しかしながら、右見舞は、近親者としての情愛の発露に基づくものと考えられるし、その一回当たりの金額などから考えても、それを個別に積算し、加害者において償還すべき性質のものとは認め難く、本件事故との相当因果関係は認められない。
三 過失相殺
前記認定の原告佳司の過失割合二割を自己又は被害者側の過失として斟酌し、以上に認定の原告佳司及び原告の光子の損害額から減ずるとその残額は、原告佳司について一億一二九〇万九七二二円、原告光子について一六〇万円となる。
四 損益相殺 二七五四万七七九四円
右金額が既払金であること(自賠責保険金二五〇〇万円、治療費二〇三万四二六五円、慰謝料名目四〇万円、雑費一一万三五二九円)は、当事者間に争いがない。なお、右二〇三万四二六五円を超える治療費(三三二万八六八五円)は、社会保険からの求償分であつて、当該社会保険負担分の治療費は、既に過失相殺前において損害から除外済みであるから、その余の金額のみが原告佳司の損害から損益相殺されることになる。
(以上、損益相殺後の残額は、原告佳司につき八五三六万一九二八円、原告光子につき一六〇万円である)。
五 弁護士費用(請求額・原告佳司につき九四〇万円、原告光子につき一〇〇万円、原告邦弘及び原告君代につき各二五万円)
原告佳司につき八〇〇万円、原告光子につき二〇万円
原告邦弘及び原告君代につき〇円
本件訴訟の審理経過及び結論によれば、本件事故と相当因果関係にある弁護士費用相当の損害額は、右のとおりと認めるのが相当である。

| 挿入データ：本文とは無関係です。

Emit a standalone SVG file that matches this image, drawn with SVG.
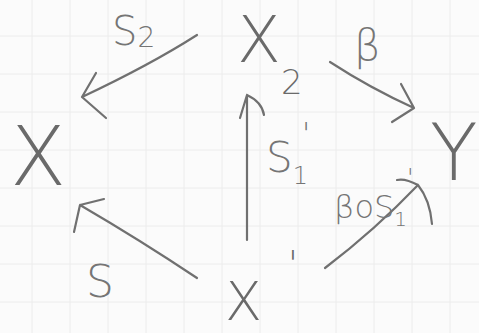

第四 以上によれば、本訴請求は、本件交通事故に基づく損害賠償として、被告らに対し、原告佳司につき九三三六万一九二八円及びうち弁護士費用を除く八五三六万一九二八円に対する不法行為の日である平成元年八月二八日から支払済みまで民法所定年五分の割合による遅延損害金の、原告光子につき一八〇万円及びうち弁護士費用を除く一六〇万円に対する前同日から前同様の割合による遅延損害金の連帯支払を求める限度で理由があり、その余は理由がないことになる。
よつて、主文のとおり判決する。